"We used to be head of the river, and now we can't row for sour apples," Dennison chuckled, "the thing's a perfect pantomime."
"And you are the stupidest clown in it," I said suddenly, for although I did not want to lose my temper the "sour apples" expression, on the top of being told that I had "a fair old head," compelled me to say something.
"One to Marten," Lambert said, as he stalked about the room; they were a most trying lot to have anything to do with. Everything they said was just the thing that made me want to get away from them, and Dennison had told me once that he considered conversation a very fine art.
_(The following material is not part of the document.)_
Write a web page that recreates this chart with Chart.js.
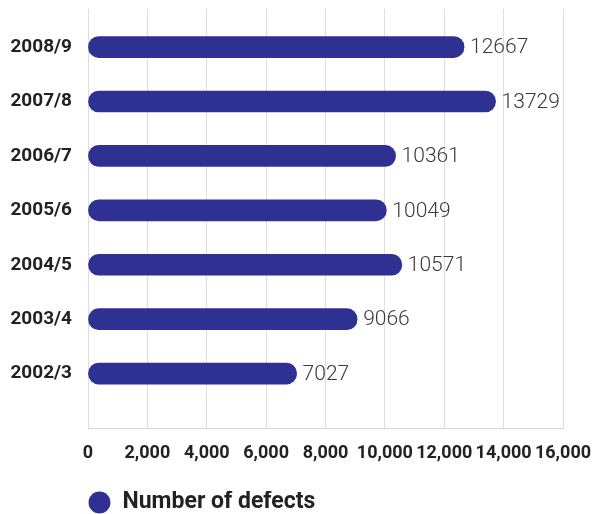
<!DOCTYPE html>
<html>
<head>
<meta charset="utf-8">
<script src="https://cdn.jsdelivr.net/npm/chart.js@4"></script>
<style>
  html, body { margin: 0; padding: 0; background: #fff; overflow: hidden; }
  #wrap { position: relative; width: 595px; height: 524px; }
</style>
</head>
<body>
<div id="wrap"><canvas id="chart"></canvas></div>
<script>
// oldest first; index doubles as the y position
var periods = ['2002/3', '2003/4', '2004/5', '2005/6', '2006/7', '2007/8', '2008/9'];
var defects = [7027, 9066, 10571, 10049, 10361, 13729, 12667];
var seriesName = 'Number of defects';

var barColor = '#2e3192';
var fontFamily = 'Roboto, "Liberation Sans", sans-serif';

// value printed just past the end of each bar
var valueLabels = {
  id: 'valueLabels',
  afterDatasetsDraw: function(chart) {
    var ctx = chart.ctx;
    var meta = chart.getDatasetMeta(0);
    ctx.save();
    ctx.font = '300 21px ' + fontFamily;
    ctx.fillStyle = '#3a3a3a';
    ctx.textAlign = 'left';
    ctx.textBaseline = 'middle';
    meta.data.forEach(function(bar, i) {
      ctx.fillText(String(defects[i]), bar.x + 6, bar.y + 1);
    });
    ctx.restore();
  }
};

var points = defects.map(function(v, i) { return { x: v, y: i }; });

new Chart(document.getElementById('chart'), {
  type: 'bar',
  data: {
    datasets: [{
      label: seriesName,
      data: points,
      backgroundColor: barColor,
      borderWidth: 0,
      borderRadius: 11,
      borderSkipped: false,
      barThickness: 21
    }]
  },
  options: {
    indexAxis: 'y',
    responsive: true,
    maintainAspectRatio: false,
    animation: false,
    layout: { padding: { top: 9, right: 32, left: 0, bottom: 0 } },
    scales: {
      x: {
        type: 'linear',
        min: 0,
        max: 16000,
        ticks: {
          stepSize: 2000,
          padding: 15,
          maxRotation: 0,
          minRotation: 0,
          autoSkip: false,
          color: '#222',
          font: { family: fontFamily, size: 18, weight: 'bold' },
          callback: function(v) { return v.toLocaleString('en-US'); }
        },
        grid: { color: '#dedede', lineWidth: 1, drawTicks: false },
        border: { display: true, color: '#d4d4d4' },
        afterFit: function(s) {
          s.height = 63;
          s.paddingLeft = 0;
          s.paddingRight = 0;
        }
      },
      y: {
        type: 'linear',
        offset: false,
        min: -1,
        max: 6.7,
        ticks: {
          stepSize: 1,
          padding: 16,
          color: '#222',
          font: { family: fontFamily, size: 19, weight: 'bold' },
          callback: function(v) { return periods[v] !== undefined ? periods[v] : ''; }
        },
        afterBuildTicks: function(s) {
          s.ticks = s.ticks.filter(function(t) {
            return Number.isInteger(t.value) && t.value >= 0 && t.value < periods.length;
          });
        },
        grid: { display: false, drawTicks: false },
        border: { display: false },
        afterFit: function(s) {
          s.width = 88;
          s.paddingTop = 0;
          s.paddingBottom = 0;
        }
      }
    },
    plugins: {
      legend: {
        position: 'bottom',
        align: 'start',
        fullSize: false,
        labels: {
          usePointStyle: true,
          pointStyle: 'circle',
          boxWidth: 23,
          boxHeight: 15.5,
          padding: 0,
          color: '#222',
          font: { family: fontFamily, size: 23, weight: 'bold' }
        }
      },
      tooltip: { enabled: false }
    }
  },
  plugins: [valueLabels]
});
</script>
</body>
</html>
It would have been wise of me to have gone away without waiting for Dennison's attempts to get level with me, but I felt like staying where I was.
"Poor old fellow," Dennison groaned, "he sits up all night, and then his conscience smites him and his head aches, and he thinks the college is going to the deuce and is to be saved from perdition by his being rude. What you want, old chap, is a sedlitz powder; go and have one, and you won't be so gloomy, you may even smile when you see our eight bumped to-night."
"You laugh and jeer at our boat when it goes down, but I'll bet you would be the first to kick up a row if we ever make any bumps again, though you don't care whether we go to the bottom of the river and stop there," I answered.
"I don't see that it matters," Lambert put in, "and I would much rather be bottom than bottom but one or even two, there's something dignified about being absolutely last."
"Take a sedlitz powder and become a philosopher," Dennison suggested.
"I always thought your philosophy was founded on something confoundedly odd," I returned, "and now I know all about it."
"I suppose you think that very witty," he replied, and he almost lost his temper, "but though I may not be much of a philosopher I am a first-rate doctor, so when a man wants medicine I tell him so."